**DATASET CONTENT**
:::

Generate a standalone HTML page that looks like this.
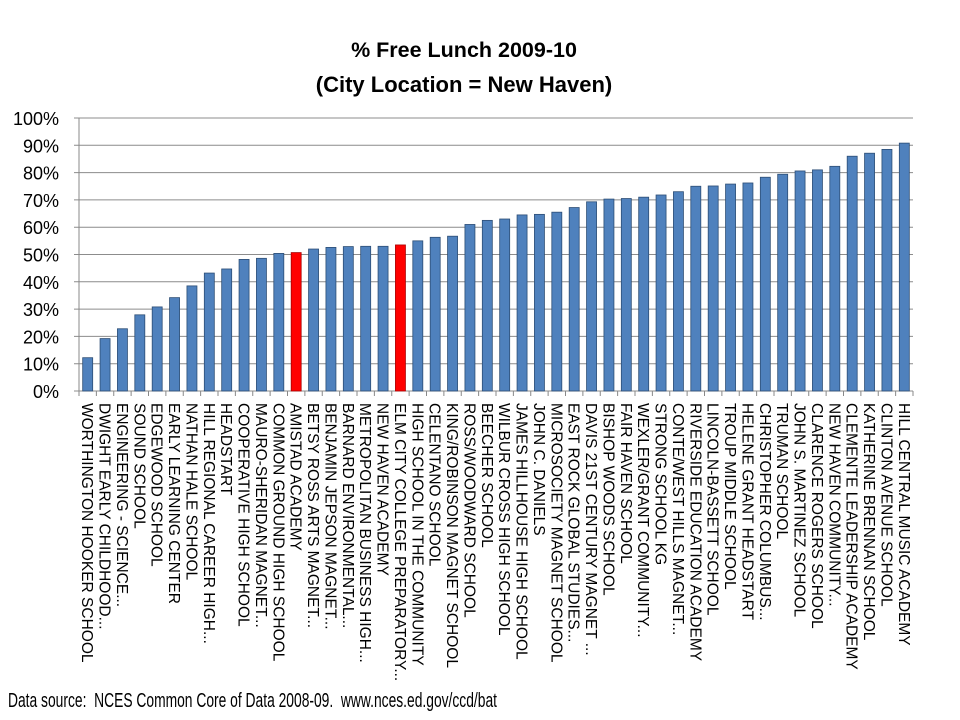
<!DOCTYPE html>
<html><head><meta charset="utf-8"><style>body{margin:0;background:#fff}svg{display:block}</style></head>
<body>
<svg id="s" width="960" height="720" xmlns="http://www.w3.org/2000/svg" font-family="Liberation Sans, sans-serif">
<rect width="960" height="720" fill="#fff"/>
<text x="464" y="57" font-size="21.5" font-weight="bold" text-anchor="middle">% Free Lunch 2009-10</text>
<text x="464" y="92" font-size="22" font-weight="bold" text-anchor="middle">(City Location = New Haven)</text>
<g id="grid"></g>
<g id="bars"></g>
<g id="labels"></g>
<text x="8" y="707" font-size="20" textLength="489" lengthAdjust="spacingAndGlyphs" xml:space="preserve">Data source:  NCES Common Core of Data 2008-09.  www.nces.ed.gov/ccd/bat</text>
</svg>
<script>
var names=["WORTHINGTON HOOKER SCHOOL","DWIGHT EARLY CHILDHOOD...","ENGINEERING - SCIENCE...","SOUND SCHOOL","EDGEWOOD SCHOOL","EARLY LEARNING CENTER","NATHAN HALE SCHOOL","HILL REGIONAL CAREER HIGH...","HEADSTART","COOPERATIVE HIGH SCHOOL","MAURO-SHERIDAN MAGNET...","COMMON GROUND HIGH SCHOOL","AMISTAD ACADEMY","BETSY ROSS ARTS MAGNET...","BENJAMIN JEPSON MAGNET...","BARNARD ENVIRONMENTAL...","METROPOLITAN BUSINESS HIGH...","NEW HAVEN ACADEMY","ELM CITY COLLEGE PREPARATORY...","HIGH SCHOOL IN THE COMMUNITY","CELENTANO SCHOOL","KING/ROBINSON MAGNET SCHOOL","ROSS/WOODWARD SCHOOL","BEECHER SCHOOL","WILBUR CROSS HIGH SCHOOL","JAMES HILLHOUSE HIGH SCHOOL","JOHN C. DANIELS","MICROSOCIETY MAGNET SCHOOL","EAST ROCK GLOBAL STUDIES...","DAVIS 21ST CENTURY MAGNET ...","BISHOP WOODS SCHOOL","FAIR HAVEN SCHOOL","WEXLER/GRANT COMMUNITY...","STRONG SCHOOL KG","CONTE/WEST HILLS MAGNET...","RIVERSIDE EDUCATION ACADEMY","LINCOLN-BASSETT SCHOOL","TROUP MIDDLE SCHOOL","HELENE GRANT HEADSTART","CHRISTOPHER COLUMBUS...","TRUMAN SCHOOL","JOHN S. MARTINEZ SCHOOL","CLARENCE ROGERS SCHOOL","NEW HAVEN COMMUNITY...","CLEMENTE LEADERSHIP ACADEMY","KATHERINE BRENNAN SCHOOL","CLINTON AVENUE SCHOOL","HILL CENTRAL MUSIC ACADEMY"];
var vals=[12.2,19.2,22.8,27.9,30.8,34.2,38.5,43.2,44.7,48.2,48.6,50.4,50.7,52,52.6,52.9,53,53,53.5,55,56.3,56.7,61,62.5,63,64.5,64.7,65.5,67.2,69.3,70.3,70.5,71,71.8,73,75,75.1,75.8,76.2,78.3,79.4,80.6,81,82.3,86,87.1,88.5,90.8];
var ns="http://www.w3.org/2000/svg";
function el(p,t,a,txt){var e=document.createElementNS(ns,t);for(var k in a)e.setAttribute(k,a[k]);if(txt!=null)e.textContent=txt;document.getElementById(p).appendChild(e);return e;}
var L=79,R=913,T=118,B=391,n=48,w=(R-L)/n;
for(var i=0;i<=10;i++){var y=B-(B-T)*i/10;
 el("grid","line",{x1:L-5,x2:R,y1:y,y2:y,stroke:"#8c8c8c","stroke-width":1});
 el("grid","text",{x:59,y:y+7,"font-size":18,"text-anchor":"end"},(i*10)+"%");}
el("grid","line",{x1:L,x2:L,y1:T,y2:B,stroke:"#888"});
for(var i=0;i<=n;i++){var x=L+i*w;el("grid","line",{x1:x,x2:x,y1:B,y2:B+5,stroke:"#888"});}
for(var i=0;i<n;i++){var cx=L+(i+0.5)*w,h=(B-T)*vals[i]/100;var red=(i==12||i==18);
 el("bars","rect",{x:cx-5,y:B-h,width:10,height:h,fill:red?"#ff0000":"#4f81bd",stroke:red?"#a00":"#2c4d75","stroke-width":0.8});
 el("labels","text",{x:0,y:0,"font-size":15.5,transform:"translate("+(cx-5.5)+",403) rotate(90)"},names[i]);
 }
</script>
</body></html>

:::

**WRITTEN TASK**
Go through the listing above and write it all out exactly, leaving out any picture.

**RESPONSE TO THIS TASK**
Generate a standalone HTML page that looks like this.
<!DOCTYPE html>
<html><head><meta charset="utf-8"><style>body{margin:0;background:#fff}svg{display:block}</style></head>
<body>
<svg id="s" width="960" height="720" xmlns="http://www.w3.org/2000/svg" font-family="Liberation Sans, sans-serif">
<rect width="960" height="720" fill="#fff"/>
<text x="464" y="57" font-size="21.5" font-weight="bold" text-anchor="middle">% Free Lunch 2009-10</text>
<text x="464" y="92" font-size="22" font-weight="bold" text-anchor="middle">(City Location = New Haven)</text>
<g id="grid"></g>
<g id="bars"></g>
<g id="labels"></g>
<text x="8" y="707" font-size="20" textLength="489" lengthAdjust="spacingAndGlyphs" xml:space="preserve">Data source:  NCES Common Core of Data 2008-09.  www.nces.ed.gov/ccd/bat</text>
</svg>
<script>
var names=["WORTHINGTON HOOKER SCHOOL","DWIGHT EARLY CHILDHOOD...","ENGINEERING - SCIENCE...","SOUND SCHOOL","EDGEWOOD SCHOOL","EARLY LEARNING CENTER","NATHAN HALE SCHOOL","HILL REGIONAL CAREER HIGH...","HEADSTART","COOPERATIVE HIGH SCHOOL","MAURO-SHERIDAN MAGNET...","COMMON GROUND HIGH SCHOOL","AMISTAD ACADEMY","BETSY ROSS ARTS MAGNET...","BENJAMIN JEPSON MAGNET...","BARNARD ENVIRONMENTAL...","METROPOLITAN BUSINESS HIGH...","NEW HAVEN ACADEMY","ELM CITY COLLEGE PREPARATORY...","HIGH SCHOOL IN THE COMMUNITY","CELENTANO SCHOOL","KING/ROBINSON MAGNET SCHOOL","ROSS/WOODWARD SCHOOL","BEECHER SCHOOL","WILBUR CROSS HIGH SCHOOL","JAMES HILLHOUSE HIGH SCHOOL","JOHN C. DANIELS","MICROSOCIETY MAGNET SCHOOL","EAST ROCK GLOBAL STUDIES...","DAVIS 21ST CENTURY MAGNET ...","BISHOP WOODS SCHOOL","FAIR HAVEN SCHOOL","WEXLER/GRANT COMMUNITY...","STRONG SCHOOL KG","CONTE/WEST HILLS MAGNET...","RIVERSIDE EDUCATION ACADEMY","LINCOLN-BASSETT SCHOOL","TROUP MIDDLE SCHOOL","HELENE GRANT HEADSTART","CHRISTOPHER COLUMBUS...","TRUMAN SCHOOL","JOHN S. MARTINEZ SCHOOL","CLARENCE ROGERS SCHOOL","NEW HAVEN COMMUNITY...","CLEMENTE LEADERSHIP ACADEMY","KATHERINE BRENNAN SCHOOL","CLINTON AVENUE SCHOOL","HILL CENTRAL MUSIC ACADEMY"];
var vals=[12.2,19.2,22.8,27.9,30.8,34.2,38.5,43.2,44.7,48.2,48.6,50.4,50.7,52,52.6,52.9,53,53,53.5,55,56.3,56.7,61,62.5,63,64.5,64.7,65.5,67.2,69.3,70.3,70.5,71,71.8,73,75,75.1,75.8,76.2,78.3,79.4,80.6,81,82.3,86,87.1,88.5,90.8];
var ns="http://www.w3.org/2000/svg";
function el(p,t,a,txt){var e=document.createElementNS(ns,t);for(var k in a)e.setAttribute(k,a[k]);if(txt!=null)e.textContent=txt;document.getElementById(p).appendChild(e);return e;}
var L=79,R=913,T=118,B=391,n=48,w=(R-L)/n;
for(var i=0;i<=10;i++){var y=B-(B-T)*i/10;
 el("grid","line",{x1:L-5,x2:R,y1:y,y2:y,stroke:"#8c8c8c","stroke-width":1});
 el("grid","text",{x:59,y:y+7,"font-size":18,"text-anchor":"end"},(i*10)+"%");}
el("grid","line",{x1:L,x2:L,y1:T,y2:B,stroke:"#888"});
for(var i=0;i<=n;i++){var x=L+i*w;el("grid","line",{x1:x,x2:x,y1:B,y2:B+5,stroke:"#888"});}
for(var i=0;i<n;i++){var cx=L+(i+0.5)*w,h=(B-T)*vals[i]/100;var red=(i==12||i==18);
 el("bars","rect",{x:cx-5,y:B-h,width:10,height:h,fill:red?"#ff0000":"#4f81bd",stroke:red?"#a00":"#2c4d75","stroke-width":0.8});
 el("labels","text",{x:0,y:0,"font-size":15.5,transform:"translate("+(cx-5.5)+",403) rotate(90)"},names[i]);
 }
</script>
</body></html>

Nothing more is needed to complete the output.